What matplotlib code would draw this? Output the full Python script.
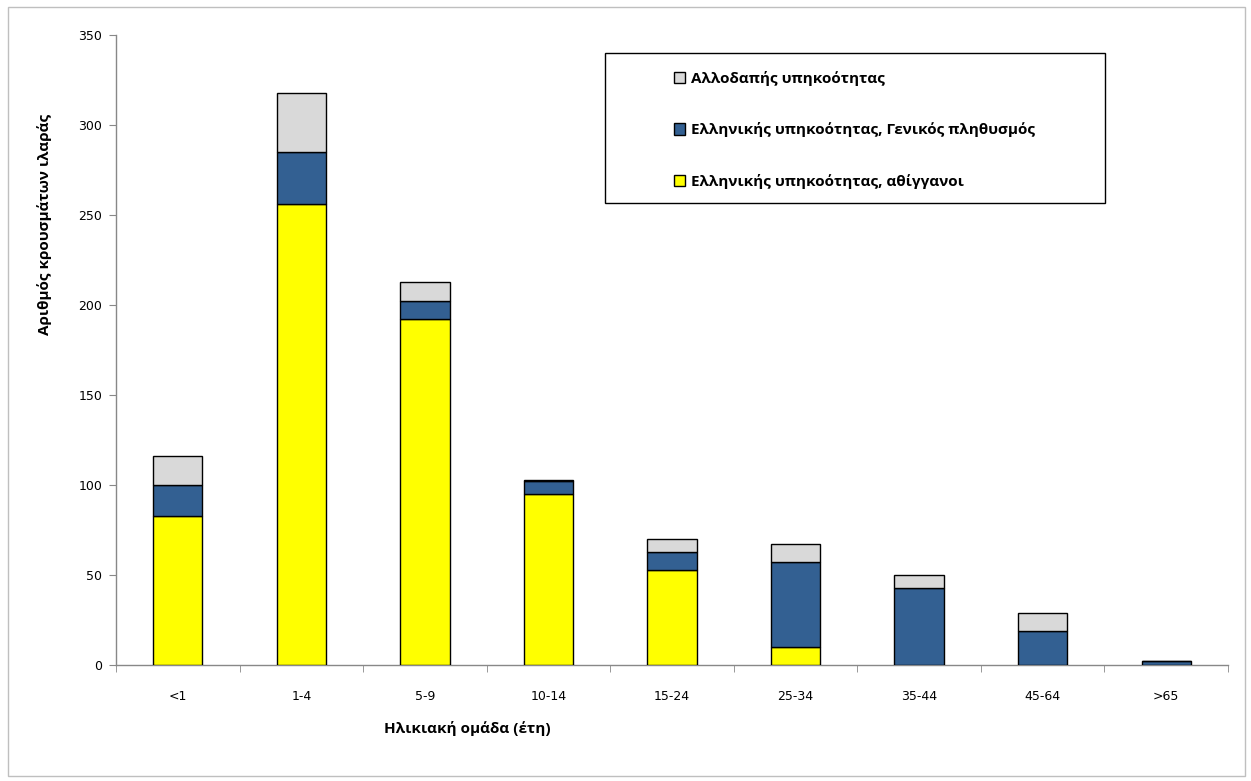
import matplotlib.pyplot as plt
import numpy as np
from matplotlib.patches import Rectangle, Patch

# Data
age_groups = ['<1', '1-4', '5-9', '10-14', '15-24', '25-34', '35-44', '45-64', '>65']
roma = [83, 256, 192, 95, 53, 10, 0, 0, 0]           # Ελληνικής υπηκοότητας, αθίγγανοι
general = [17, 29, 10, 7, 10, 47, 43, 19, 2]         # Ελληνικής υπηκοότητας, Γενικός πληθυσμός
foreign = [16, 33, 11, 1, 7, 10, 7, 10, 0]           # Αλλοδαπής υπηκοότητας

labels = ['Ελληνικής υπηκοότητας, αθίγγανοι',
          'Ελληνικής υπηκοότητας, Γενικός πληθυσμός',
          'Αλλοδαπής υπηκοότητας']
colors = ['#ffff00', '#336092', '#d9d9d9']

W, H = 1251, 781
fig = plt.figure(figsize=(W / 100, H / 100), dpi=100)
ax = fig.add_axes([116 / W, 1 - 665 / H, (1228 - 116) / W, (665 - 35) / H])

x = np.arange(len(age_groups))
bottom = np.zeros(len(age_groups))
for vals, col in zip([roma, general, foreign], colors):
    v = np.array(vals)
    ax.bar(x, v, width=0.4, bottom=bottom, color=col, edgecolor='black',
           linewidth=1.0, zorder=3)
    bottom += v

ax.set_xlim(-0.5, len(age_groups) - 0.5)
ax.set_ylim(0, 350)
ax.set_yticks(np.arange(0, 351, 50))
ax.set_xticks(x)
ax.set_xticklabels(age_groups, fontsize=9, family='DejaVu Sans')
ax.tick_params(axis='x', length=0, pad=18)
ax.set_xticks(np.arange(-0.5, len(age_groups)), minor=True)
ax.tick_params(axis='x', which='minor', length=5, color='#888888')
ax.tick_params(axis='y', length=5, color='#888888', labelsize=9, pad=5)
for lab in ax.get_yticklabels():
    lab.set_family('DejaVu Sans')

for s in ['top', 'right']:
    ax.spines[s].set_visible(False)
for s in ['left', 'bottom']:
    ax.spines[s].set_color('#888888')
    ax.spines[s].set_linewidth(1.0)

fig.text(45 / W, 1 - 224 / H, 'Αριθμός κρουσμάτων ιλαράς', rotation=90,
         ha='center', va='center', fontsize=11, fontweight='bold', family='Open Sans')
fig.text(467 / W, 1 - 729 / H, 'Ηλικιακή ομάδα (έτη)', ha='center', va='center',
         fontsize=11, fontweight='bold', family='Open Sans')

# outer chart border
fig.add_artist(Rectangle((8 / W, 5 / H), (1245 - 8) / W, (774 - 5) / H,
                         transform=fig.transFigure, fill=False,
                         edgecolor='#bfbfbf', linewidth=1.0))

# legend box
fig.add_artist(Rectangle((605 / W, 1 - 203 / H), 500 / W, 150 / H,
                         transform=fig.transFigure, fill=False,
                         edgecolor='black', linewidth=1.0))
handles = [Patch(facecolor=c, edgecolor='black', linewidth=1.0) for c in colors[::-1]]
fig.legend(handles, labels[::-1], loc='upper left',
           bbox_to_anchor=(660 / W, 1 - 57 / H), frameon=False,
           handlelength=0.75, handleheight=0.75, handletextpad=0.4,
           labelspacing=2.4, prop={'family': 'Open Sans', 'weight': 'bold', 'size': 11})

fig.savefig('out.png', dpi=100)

== == ==

Reproduce the material word for word, minus the images.

What matplotlib code would draw this? Output the full Python script.
import matplotlib.pyplot as plt
import numpy as np
from matplotlib.patches import Rectangle, Patch

# Data
age_groups = ['<1', '1-4', '5-9', '10-14', '15-24', '25-34', '35-44', '45-64', '>65']
roma = [83, 256, 192, 95, 53, 10, 0, 0, 0]           # Ελληνικής υπηκοότητας, αθίγγανοι
general = [17, 29, 10, 7, 10, 47, 43, 19, 2]         # Ελληνικής υπηκοότητας, Γενικός πληθυσμός
foreign = [16, 33, 11, 1, 7, 10, 7, 10, 0]           # Αλλοδαπής υπηκοότητας

labels = ['Ελληνικής υπηκοότητας, αθίγγανοι',
          'Ελληνικής υπηκοότητας, Γενικός πληθυσμός',
          'Αλλοδαπής υπηκοότητας']
colors = ['#ffff00', '#336092', '#d9d9d9']

W, H = 1251, 781
fig = plt.figure(figsize=(W / 100, H / 100), dpi=100)
ax = fig.add_axes([116 / W, 1 - 665 / H, (1228 - 116) / W, (665 - 35) / H])

x = np.arange(len(age_groups))
bottom = np.zeros(len(age_groups))
for vals, col in zip([roma, general, foreign], colors):
    v = np.array(vals)
    ax.bar(x, v, width=0.4, bottom=bottom, color=col, edgecolor='black',
           linewidth=1.0, zorder=3)
    bottom += v

ax.set_xlim(-0.5, len(age_groups) - 0.5)
ax.set_ylim(0, 350)
ax.set_yticks(np.arange(0, 351, 50))
ax.set_xticks(x)
ax.set_xticklabels(age_groups, fontsize=9, family='DejaVu Sans')
ax.tick_params(axis='x', length=0, pad=18)
ax.set_xticks(np.arange(-0.5, len(age_groups)), minor=True)
ax.tick_params(axis='x', which='minor', length=5, color='#888888')
ax.tick_params(axis='y', length=5, color='#888888', labelsize=9, pad=5)
for lab in ax.get_yticklabels():
    lab.set_family('DejaVu Sans')

for s in ['top', 'right']:
    ax.spines[s].set_visible(False)
for s in ['left', 'bottom']:
    ax.spines[s].set_color('#888888')
    ax.spines[s].set_linewidth(1.0)

fig.text(45 / W, 1 - 224 / H, 'Αριθμός κρουσμάτων ιλαράς', rotation=90,
         ha='center', va='center', fontsize=11, fontweight='bold', family='Open Sans')
fig.text(467 / W, 1 - 729 / H, 'Ηλικιακή ομάδα (έτη)', ha='center', va='center',
         fontsize=11, fontweight='bold', family='Open Sans')

# outer chart border
fig.add_artist(Rectangle((8 / W, 5 / H), (1245 - 8) / W, (774 - 5) / H,
                         transform=fig.transFigure, fill=False,
                         edgecolor='#bfbfbf', linewidth=1.0))

# legend box
fig.add_artist(Rectangle((605 / W, 1 - 203 / H), 500 / W, 150 / H,
                         transform=fig.transFigure, fill=False,
                         edgecolor='black', linewidth=1.0))
handles = [Patch(facecolor=c, edgecolor='black', linewidth=1.0) for c in colors[::-1]]
fig.legend(handles, labels[::-1], loc='upper left',
           bbox_to_anchor=(660 / W, 1 - 57 / H), frameon=False,
           handlelength=0.75, handleheight=0.75, handletextpad=0.4,
           labelspacing=2.4, prop={'family': 'Open Sans', 'weight': 'bold', 'size': 11})

fig.savefig('out.png', dpi=100)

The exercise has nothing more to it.